The ending must have evolved over the years, so if you’d stuck with the original plan, what ending might we have seen?

It was in broad strokes, and just the notion of trying to take a serialized television series and change this character has never been done before, and I was aghast by that. And as I’ve mentioned before, I wanted this role really bad. So coming in, it was easier when I read the pilot episode. When we read good scripts, it instills imagination in you immediately, involuntarily, and so our discussion in the first meeting was how he should look and how we should walk and what his sensibility is and this and that, but we never discussed where it was going to end up. It was just too big a subject.

And as the season went on, I never found out. I never asked. I never wanted to know. The twist and turns of my character were so sharp that it wouldn’t help me to know. So I was just holding on, much like the audience was, almost week to week. I would read a script about five to six days before we shot it, and this was no exception. It was about a week or six days before we started shooting the last episode, and Aaron and I read the last script together.

The logline was that we were going to take Mr. Chips and turn him into Scarface, but do you think Walt was ever really Mr. Chips?

I always embrace the moments that I was able to show his teaching acumen in the show. It was his one true passion besides his family, and it was the only chance in the show that, surrounded by muck and mire, he excelled and he truly had a gift.

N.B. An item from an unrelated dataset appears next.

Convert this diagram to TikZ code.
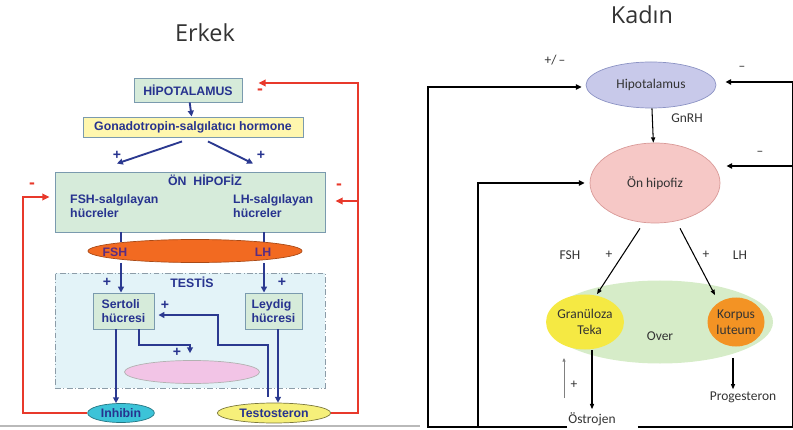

That being said, I think there comes a time in every teacher’s life where the overwhelming impact of apathy that is facing them every day has to chip away at that passion and that desire, and I think he was just at a point, now 50, where he was kind of beaten down a little bit and taken his toll, and he’s certainly in a depressed state when we first started the show.

So he could have been Mr. Chips maybe 20 years ago, but now he’s not. And so that was the point where it started for me is that he was calloused over. His emotions were calloused over by the depression, and receiving this news of his eminent demise allowed that volcano of emotions to erupt. And when it did, he wasn’t prepared, and he wasn’t accustomed to knowing where to put his emotions and how to compartmentalize it, and it just spewed over everyone, and it got messy. So, I mean, from an emotional standpoint, that’s what I was looking at.

How much good is left in Walt as we go into the final eight?

My experience, just briefly, I think I’ve spoken to this before, but I truly, in looking into this character and what happens to him and the transformation, I really believe that everybody is capable of good or bad. We are all human beings. We are all given this spectrum of emotions, as complex as they are, and depending on your influences and your DNA and your parenting and your education and your social environment, the best of you can come out or the worst of you can come out. I think, if given the right set of circumstances, dire situations, any one of us can become dangerous.